**GOAL:** Transcribe every line exactly. Leave the pictures behind.

* begin RECORDED DATA *

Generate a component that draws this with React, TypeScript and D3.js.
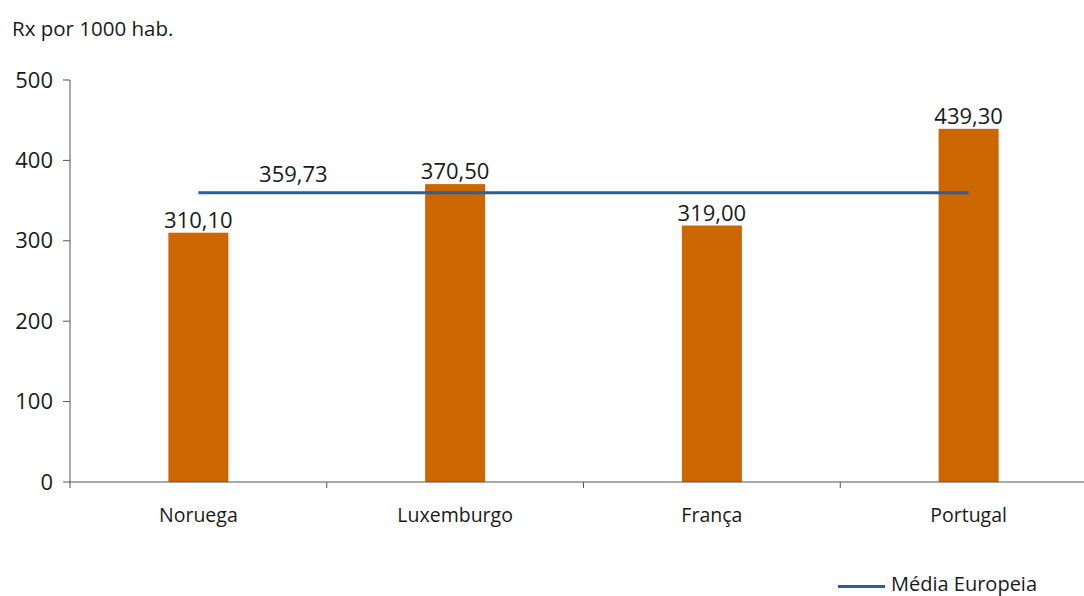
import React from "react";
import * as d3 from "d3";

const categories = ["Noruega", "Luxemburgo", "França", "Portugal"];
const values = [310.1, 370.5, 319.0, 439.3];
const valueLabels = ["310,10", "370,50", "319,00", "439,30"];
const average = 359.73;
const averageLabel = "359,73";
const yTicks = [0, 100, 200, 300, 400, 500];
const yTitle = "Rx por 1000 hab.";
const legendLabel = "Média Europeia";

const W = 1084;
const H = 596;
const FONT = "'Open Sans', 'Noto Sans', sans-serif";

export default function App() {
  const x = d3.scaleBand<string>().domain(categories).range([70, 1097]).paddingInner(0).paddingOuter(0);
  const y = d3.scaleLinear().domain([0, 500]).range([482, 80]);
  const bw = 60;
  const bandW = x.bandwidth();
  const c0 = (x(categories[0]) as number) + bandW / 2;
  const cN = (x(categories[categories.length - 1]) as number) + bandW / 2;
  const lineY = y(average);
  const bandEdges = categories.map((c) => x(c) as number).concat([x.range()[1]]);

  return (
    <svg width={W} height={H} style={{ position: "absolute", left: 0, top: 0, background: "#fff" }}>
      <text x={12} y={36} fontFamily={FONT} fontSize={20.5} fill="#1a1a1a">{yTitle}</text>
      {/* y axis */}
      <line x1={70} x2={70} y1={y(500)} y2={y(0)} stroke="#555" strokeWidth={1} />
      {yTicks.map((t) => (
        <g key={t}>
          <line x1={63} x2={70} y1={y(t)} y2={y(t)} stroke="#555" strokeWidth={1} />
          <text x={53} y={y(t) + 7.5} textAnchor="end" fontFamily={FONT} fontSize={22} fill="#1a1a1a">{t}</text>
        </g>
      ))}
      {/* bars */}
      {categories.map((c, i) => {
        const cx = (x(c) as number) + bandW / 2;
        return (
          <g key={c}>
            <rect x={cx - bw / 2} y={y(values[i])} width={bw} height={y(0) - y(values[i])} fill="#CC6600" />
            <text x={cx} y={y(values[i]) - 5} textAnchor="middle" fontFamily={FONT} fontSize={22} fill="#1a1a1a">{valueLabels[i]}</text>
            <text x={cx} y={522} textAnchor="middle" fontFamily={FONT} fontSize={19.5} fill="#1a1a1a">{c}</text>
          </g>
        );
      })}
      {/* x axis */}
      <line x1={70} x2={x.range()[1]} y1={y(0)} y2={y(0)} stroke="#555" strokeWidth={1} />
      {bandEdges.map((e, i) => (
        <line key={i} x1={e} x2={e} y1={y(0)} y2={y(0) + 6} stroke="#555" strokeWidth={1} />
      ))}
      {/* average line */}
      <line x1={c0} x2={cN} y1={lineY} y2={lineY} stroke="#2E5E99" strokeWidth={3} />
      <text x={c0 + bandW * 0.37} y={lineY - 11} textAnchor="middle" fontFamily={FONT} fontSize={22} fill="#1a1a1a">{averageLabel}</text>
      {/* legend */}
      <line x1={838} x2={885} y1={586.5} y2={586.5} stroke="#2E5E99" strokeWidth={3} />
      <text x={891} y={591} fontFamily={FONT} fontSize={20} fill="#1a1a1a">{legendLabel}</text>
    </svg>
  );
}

* end RECORDED DATA *

**THE SOLUTION:**
Generate a component that draws this with React, TypeScript and D3.js.
import React from "react";
import * as d3 from "d3";

const categories = ["Noruega", "Luxemburgo", "França", "Portugal"];
const values = [310.1, 370.5, 319.0, 439.3];
const valueLabels = ["310,10", "370,50", "319,00", "439,30"];
const average = 359.73;
const averageLabel = "359,73";
const yTicks = [0, 100, 200, 300, 400, 500];
const yTitle = "Rx por 1000 hab.";
const legendLabel = "Média Europeia";

const W = 1084;
const H = 596;
const FONT = "'Open Sans', 'Noto Sans', sans-serif";

export default function App() {
  const x = d3.scaleBand<string>().domain(categories).range([70, 1097]).paddingInner(0).paddingOuter(0);
  const y = d3.scaleLinear().domain([0, 500]).range([482, 80]);
  const bw = 60;
  const bandW = x.bandwidth();
  const c0 = (x(categories[0]) as number) + bandW / 2;
  const cN = (x(categories[categories.length - 1]) as number) + bandW / 2;
  const lineY = y(average);
  const bandEdges = categories.map((c) => x(c) as number).concat([x.range()[1]]);

  return (
    <svg width={W} height={H} style={{ position: "absolute", left: 0, top: 0, background: "#fff" }}>
      <text x={12} y={36} fontFamily={FONT} fontSize={20.5} fill="#1a1a1a">{yTitle}</text>
      {/* y axis */}
      <line x1={70} x2={70} y1={y(500)} y2={y(0)} stroke="#555" strokeWidth={1} />
      {yTicks.map((t) => (
        <g key={t}>
          <line x1={63} x2={70} y1={y(t)} y2={y(t)} stroke="#555" strokeWidth={1} />
          <text x={53} y={y(t) + 7.5} textAnchor="end" fontFamily={FONT} fontSize={22} fill="#1a1a1a">{t}</text>
        </g>
      ))}
      {/* bars */}
      {categories.map((c, i) => {
        const cx = (x(c) as number) + bandW / 2;
        return (
          <g key={c}>
            <rect x={cx - bw / 2} y={y(values[i])} width={bw} height={y(0) - y(values[i])} fill="#CC6600" />
            <text x={cx} y={y(values[i]) - 5} textAnchor="middle" fontFamily={FONT} fontSize={22} fill="#1a1a1a">{valueLabels[i]}</text>
            <text x={cx} y={522} textAnchor="middle" fontFamily={FONT} fontSize={19.5} fill="#1a1a1a">{c}</text>
          </g>
        );
      })}
      {/* x axis */}
      <line x1={70} x2={x.range()[1]} y1={y(0)} y2={y(0)} stroke="#555" strokeWidth={1} />
      {bandEdges.map((e, i) => (
        <line key={i} x1={e} x2={e} y1={y(0)} y2={y(0) + 6} stroke="#555" strokeWidth={1} />
      ))}
      {/* average line */}
      <line x1={c0} x2={cN} y1={lineY} y2={lineY} stroke="#2E5E99" strokeWidth={3} />
      <text x={c0 + bandW * 0.37} y={lineY - 11} textAnchor="middle" fontFamily={FONT} fontSize={22} fill="#1a1a1a">{averageLabel}</text>
      {/* legend */}
      <line x1={838} x2={885} y1={586.5} y2={586.5} stroke="#2E5E99" strokeWidth={3} />
      <text x={891} y={591} fontFamily={FONT} fontSize={20} fill="#1a1a1a">{legendLabel}</text>
    </svg>
  );
}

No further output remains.